Verdict: not proven – a uniquely Scottish proposition, famously summarised as: “not guilty, now don’t do it again!”


In the eyes of many, Mackay still has some making up to do. But if he can pull it off and restore a semblance of pride to the Scottish game, even the most pursed lips will surely melt into smiles.


Likewise, it remains to be seen if these temporary training contracts for the women’s national team are the precursor to something more tangible, which will allow the Scots to compete properly.


Infobox: Big Malky’s best game for Celtic


BIG MALKY’S best game for Celtic came twenty years ago, in a pulsating 2–0 Scottish Cup quarter-final win over Rangers.


His thumping header from a Paolo Di Canio corner soon had Tommy Burns’s Celts a goal to the good.

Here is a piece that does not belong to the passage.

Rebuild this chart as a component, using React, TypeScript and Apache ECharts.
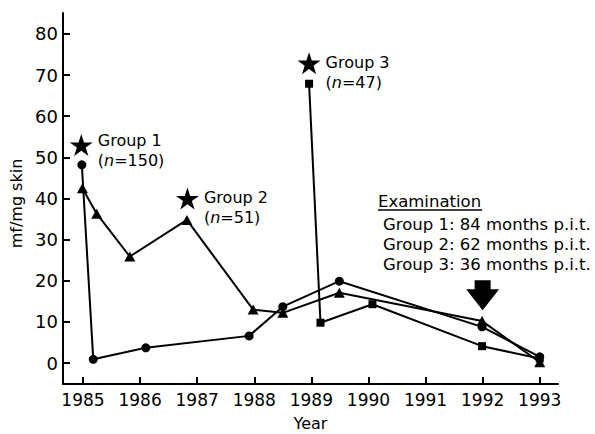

With Paul McStay rampant in midfield and their former “Old Firm” rivals cowed by the deafening Celtic Park crowd, it was a matter of time before the killer blow landed.


Jorge Cadete outstripped the overrated Joachim Björklund and was hauled down for a penalty.


It was then a case of “cometh the hour, cometh the man” as the irrepressible Paolo Di Canio put the tin lid on it from the spot.